* [EXERCISE REQUIREMENTS]
Look through the material below. Copy each line that contains the string "LaTeX".

(Lines of data)
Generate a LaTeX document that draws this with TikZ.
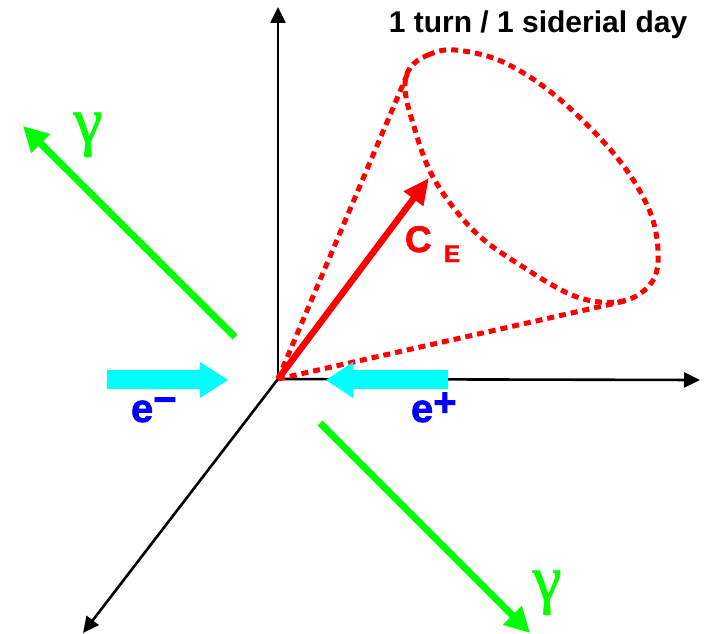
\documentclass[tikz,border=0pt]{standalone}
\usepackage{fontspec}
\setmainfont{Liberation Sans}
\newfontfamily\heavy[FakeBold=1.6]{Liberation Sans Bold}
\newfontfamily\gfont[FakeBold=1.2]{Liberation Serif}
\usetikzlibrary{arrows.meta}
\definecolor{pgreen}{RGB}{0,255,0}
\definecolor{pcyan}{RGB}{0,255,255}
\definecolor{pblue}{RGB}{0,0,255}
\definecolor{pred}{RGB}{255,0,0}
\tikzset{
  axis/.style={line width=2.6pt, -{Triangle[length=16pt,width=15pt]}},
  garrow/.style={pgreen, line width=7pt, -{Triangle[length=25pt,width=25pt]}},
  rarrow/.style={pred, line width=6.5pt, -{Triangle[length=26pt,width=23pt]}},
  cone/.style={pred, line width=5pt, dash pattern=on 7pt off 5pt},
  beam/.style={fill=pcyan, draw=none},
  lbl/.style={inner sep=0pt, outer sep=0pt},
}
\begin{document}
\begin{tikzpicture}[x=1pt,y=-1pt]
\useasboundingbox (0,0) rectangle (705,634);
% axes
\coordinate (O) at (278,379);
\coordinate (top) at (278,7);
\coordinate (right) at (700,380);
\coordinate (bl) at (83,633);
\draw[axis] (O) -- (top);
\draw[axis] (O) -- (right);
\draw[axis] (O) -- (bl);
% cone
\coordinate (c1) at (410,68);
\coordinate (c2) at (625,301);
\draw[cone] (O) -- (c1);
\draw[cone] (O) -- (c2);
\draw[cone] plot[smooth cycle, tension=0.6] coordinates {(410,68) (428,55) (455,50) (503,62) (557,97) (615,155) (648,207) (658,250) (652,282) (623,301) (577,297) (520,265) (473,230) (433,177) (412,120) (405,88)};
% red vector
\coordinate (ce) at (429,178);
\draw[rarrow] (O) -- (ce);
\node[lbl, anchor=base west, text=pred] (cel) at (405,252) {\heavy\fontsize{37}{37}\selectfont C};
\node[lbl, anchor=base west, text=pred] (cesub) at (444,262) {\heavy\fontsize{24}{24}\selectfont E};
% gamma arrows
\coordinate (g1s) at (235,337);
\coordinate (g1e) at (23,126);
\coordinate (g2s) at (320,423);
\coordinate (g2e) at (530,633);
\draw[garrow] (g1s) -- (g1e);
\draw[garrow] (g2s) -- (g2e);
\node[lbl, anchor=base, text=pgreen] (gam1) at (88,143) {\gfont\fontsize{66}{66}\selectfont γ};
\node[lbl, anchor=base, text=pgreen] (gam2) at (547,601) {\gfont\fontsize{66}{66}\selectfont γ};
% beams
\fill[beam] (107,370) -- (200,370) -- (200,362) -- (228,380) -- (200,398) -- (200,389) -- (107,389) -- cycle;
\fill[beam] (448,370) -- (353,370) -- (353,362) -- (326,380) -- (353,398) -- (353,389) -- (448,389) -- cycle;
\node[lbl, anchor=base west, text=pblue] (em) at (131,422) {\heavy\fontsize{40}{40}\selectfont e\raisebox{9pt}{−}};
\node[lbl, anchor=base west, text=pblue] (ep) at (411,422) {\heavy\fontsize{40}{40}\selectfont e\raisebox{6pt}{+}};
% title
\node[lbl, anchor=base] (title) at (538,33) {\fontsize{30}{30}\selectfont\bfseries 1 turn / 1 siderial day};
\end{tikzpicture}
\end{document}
==
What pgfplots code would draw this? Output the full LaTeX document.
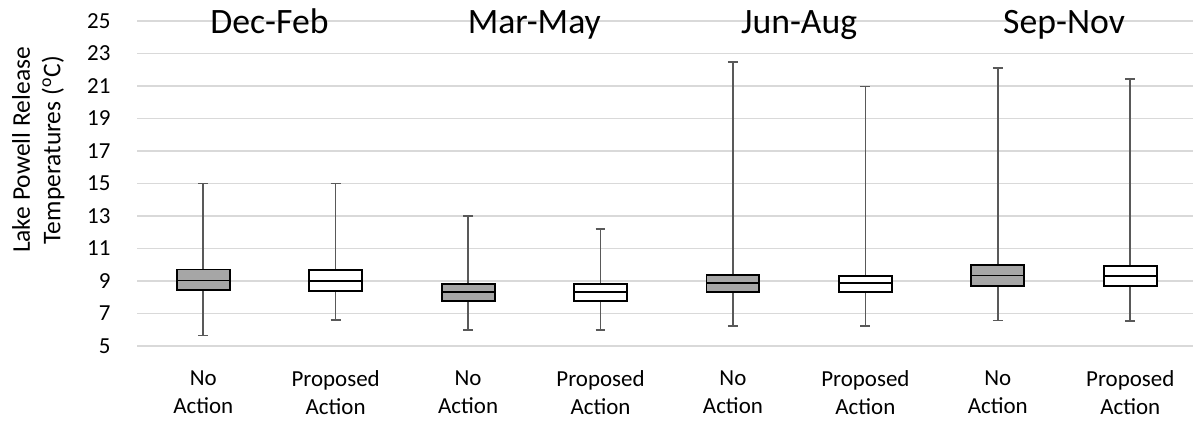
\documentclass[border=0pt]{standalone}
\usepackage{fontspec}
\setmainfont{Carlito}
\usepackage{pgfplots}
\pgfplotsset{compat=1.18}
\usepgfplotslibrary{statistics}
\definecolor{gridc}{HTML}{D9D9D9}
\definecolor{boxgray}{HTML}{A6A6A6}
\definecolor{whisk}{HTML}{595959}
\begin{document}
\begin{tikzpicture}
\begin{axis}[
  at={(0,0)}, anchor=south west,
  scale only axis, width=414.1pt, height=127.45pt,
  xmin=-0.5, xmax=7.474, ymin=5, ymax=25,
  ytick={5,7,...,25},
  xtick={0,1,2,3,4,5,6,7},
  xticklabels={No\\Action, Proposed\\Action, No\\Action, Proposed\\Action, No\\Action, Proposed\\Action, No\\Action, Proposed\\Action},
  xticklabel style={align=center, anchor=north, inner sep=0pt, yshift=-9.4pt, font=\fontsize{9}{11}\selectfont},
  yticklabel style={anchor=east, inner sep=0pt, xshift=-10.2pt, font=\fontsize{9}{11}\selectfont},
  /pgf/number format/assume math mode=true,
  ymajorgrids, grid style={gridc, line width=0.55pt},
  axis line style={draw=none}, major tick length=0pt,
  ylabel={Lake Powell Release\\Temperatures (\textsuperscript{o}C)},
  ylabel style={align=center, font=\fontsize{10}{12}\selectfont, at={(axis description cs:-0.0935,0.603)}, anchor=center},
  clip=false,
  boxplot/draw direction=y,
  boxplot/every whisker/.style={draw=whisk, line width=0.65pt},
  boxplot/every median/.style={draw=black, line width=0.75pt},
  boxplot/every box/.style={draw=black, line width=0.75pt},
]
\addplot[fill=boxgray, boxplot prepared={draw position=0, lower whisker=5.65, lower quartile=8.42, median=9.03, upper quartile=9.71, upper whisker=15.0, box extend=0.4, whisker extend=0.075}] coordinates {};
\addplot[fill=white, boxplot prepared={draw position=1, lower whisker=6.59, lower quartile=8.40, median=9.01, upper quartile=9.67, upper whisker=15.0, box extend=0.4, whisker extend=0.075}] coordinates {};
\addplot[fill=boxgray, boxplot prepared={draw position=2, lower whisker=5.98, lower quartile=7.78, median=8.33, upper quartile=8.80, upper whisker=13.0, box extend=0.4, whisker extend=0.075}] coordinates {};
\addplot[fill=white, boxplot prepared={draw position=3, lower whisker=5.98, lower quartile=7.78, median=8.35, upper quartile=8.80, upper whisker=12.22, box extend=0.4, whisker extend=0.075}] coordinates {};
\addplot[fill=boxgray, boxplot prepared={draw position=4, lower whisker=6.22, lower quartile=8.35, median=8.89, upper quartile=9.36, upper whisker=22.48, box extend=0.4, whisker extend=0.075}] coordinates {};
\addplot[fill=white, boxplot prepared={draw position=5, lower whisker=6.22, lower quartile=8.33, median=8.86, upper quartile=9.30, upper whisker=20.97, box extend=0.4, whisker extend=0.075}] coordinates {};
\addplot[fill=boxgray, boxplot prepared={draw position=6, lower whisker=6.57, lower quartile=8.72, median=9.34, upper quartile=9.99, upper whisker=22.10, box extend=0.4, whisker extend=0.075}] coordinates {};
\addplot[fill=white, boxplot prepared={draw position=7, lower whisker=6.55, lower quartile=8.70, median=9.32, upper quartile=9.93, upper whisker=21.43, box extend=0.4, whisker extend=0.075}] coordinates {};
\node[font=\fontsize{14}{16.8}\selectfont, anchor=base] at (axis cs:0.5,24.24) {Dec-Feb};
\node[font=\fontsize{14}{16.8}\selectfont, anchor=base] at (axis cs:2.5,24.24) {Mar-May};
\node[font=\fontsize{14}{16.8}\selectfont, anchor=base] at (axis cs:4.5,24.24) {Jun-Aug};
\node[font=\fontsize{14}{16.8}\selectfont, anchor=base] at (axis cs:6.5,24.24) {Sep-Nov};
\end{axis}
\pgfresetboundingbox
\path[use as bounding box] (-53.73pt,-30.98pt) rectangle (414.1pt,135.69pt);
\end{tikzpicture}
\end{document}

* [FULL OUTPUT]
Generate a LaTeX document that draws this with TikZ.
What pgfplots code would draw this? Output the full LaTeX document.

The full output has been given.